In two weeks I turn 60. The band is booked, the guests invited, and if they wish to chat with me, they had better come on to the dance floor. I intend to celebrate that my health and fitness have made this journey with me. I’ll be kicking my heels up for all I am worth. (note to self: make sure the band plays “Wild Thing“).
In three weeks my memoir will be in store. I Belong to No One covers the first nineteen years of my life. When you read it, you may have a better appreciation of why I felt I was done and dusted by forty. The synopsis appears at the end of this post.
In five weeks I will hold the official “book launch” (come celebration). Arrangements for that are still a work in progress. The invitation list, for one, is still to be compiled.
In the meantime, interviews and promotion will be under-way. Many are already booked, including a very serious forum on the social impacts of domestic violence. I hope I can live up to the responsibility of reaching out to people in that discussion, and wherever that may lead.
A teenager in the 1970s, Gwen Wilson grew up in Western Sydney. It was a tough childhood. Illegitimate, fatherless – her mother in and out of psychiatric hospitals; it would have been easy for anyone to despair and give up. Yet Gwen had hope. Despite it all, she was a good student, fighting hard for a scholarship and a brighter future.
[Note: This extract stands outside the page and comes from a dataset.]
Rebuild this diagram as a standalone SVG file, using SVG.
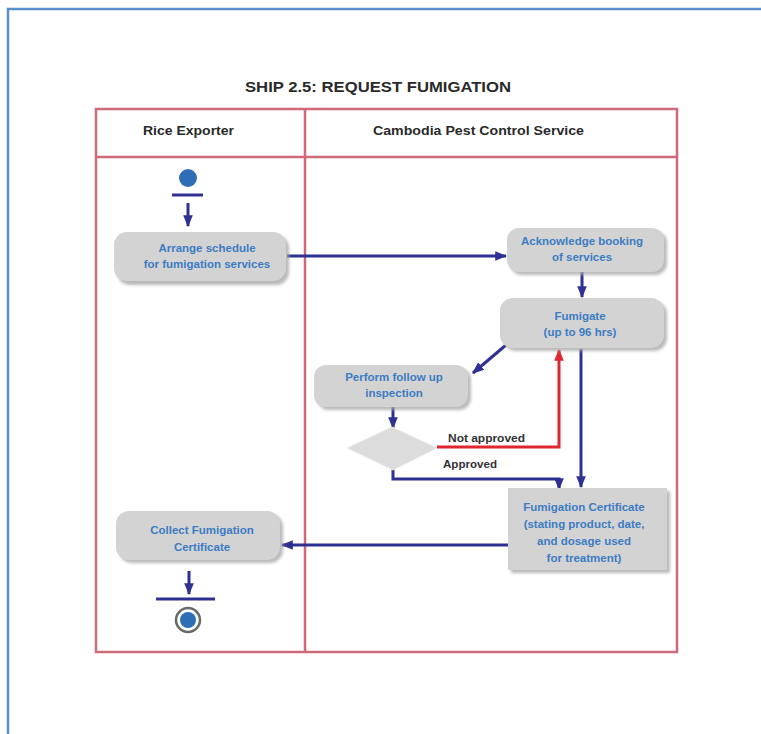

Then she met Colin. Someone to love who would love her back. But that short-lived love wasn’t the sanctuary Gwen was looking for. It was the start of a living hell. Rape was just the beginning. By sixteen she was pregnant, her education abandoned. Australian society did not tolerate single mothers; prejudice and discrimination followed her everywhere. In an effort to save her son, Jason, from the illegitimacy and deprivation she’d grown up with, Gwen chose to marry Colin – and too quickly the nightmare of physical abuse, poverty and homelessness seemed inescapable.
In 1974, in the dying days of the forced adoption era in Australia, this isolated teenager was compelled to make a decision about her child that would tear her life apart, one she would never truly come to terms with.
I BELONG TO NO ONE is one woman’s story of all she lost and how hard she fought to survive and eventually triumph.